Go through the listing and set it down exactly, leaving out its pictures.

——————

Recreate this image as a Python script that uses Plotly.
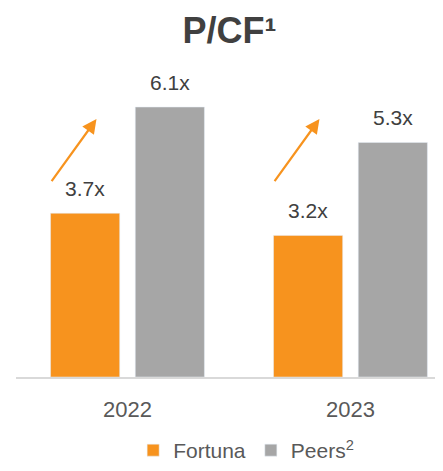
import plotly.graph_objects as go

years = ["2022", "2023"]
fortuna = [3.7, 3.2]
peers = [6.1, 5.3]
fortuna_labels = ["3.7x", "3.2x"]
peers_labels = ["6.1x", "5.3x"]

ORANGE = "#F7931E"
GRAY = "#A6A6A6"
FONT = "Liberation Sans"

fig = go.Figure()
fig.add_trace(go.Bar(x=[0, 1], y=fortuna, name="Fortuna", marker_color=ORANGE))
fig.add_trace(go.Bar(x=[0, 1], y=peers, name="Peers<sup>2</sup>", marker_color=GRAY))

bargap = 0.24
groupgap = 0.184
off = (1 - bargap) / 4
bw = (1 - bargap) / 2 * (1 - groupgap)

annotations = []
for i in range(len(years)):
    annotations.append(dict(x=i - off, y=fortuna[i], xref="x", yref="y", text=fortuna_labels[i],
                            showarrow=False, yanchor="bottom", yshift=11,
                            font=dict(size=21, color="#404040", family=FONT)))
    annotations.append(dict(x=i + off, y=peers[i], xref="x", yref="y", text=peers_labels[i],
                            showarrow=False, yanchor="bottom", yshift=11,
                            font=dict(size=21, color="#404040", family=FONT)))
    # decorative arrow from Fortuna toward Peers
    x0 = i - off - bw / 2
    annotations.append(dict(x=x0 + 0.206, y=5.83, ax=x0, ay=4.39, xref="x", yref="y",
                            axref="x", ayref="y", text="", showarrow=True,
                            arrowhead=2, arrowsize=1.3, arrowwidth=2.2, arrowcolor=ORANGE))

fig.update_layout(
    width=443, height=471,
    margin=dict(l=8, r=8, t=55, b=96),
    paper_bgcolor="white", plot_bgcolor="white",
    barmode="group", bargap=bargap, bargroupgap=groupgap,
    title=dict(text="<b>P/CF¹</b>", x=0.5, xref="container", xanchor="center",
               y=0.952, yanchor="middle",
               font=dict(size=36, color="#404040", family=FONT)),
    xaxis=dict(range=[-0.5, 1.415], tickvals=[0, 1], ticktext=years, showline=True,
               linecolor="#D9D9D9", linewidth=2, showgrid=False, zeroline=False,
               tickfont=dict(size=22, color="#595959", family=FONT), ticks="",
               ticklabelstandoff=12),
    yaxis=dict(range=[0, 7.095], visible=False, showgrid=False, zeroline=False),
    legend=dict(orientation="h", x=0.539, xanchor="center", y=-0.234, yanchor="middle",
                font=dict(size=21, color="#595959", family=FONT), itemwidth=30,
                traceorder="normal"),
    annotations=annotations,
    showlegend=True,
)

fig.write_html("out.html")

——————

→ Final result
Recreate this image as a Python script that uses Plotly.
import plotly.graph_objects as go

years = ["2022", "2023"]
fortuna = [3.7, 3.2]
peers = [6.1, 5.3]
fortuna_labels = ["3.7x", "3.2x"]
peers_labels = ["6.1x", "5.3x"]

ORANGE = "#F7931E"
GRAY = "#A6A6A6"
FONT = "Liberation Sans"

fig = go.Figure()
fig.add_trace(go.Bar(x=[0, 1], y=fortuna, name="Fortuna", marker_color=ORANGE))
fig.add_trace(go.Bar(x=[0, 1], y=peers, name="Peers<sup>2</sup>", marker_color=GRAY))

bargap = 0.24
groupgap = 0.184
off = (1 - bargap) / 4
bw = (1 - bargap) / 2 * (1 - groupgap)

annotations = []
for i in range(len(years)):
    annotations.append(dict(x=i - off, y=fortuna[i], xref="x", yref="y", text=fortuna_labels[i],
                            showarrow=False, yanchor="bottom", yshift=11,
                            font=dict(size=21, color="#404040", family=FONT)))
    annotations.append(dict(x=i + off, y=peers[i], xref="x", yref="y", text=peers_labels[i],
                            showarrow=False, yanchor="bottom", yshift=11,
                            font=dict(size=21, color="#404040", family=FONT)))
    # decorative arrow from Fortuna toward Peers
    x0 = i - off - bw / 2
    annotations.append(dict(x=x0 + 0.206, y=5.83, ax=x0, ay=4.39, xref="x", yref="y",
                            axref="x", ayref="y", text="", showarrow=True,
                            arrowhead=2, arrowsize=1.3, arrowwidth=2.2, arrowcolor=ORANGE))

fig.update_layout(
    width=443, height=471,
    margin=dict(l=8, r=8, t=55, b=96),
    paper_bgcolor="white", plot_bgcolor="white",
    barmode="group", bargap=bargap, bargroupgap=groupgap,
    title=dict(text="<b>P/CF¹</b>", x=0.5, xref="container", xanchor="center",
               y=0.952, yanchor="middle",
               font=dict(size=36, color="#404040", family=FONT)),
    xaxis=dict(range=[-0.5, 1.415], tickvals=[0, 1], ticktext=years, showline=True,
               linecolor="#D9D9D9", linewidth=2, showgrid=False, zeroline=False,
               tickfont=dict(size=22, color="#595959", family=FONT), ticks="",
               ticklabelstandoff=12),
    yaxis=dict(range=[0, 7.095], visible=False, showgrid=False, zeroline=False),
    legend=dict(orientation="h", x=0.539, xanchor="center", y=-0.234, yanchor="middle",
                font=dict(size=21, color="#595959", family=FONT), itemwidth=30,
                traceorder="normal"),
    annotations=annotations,
    showlegend=True,
)

fig.write_html("out.html")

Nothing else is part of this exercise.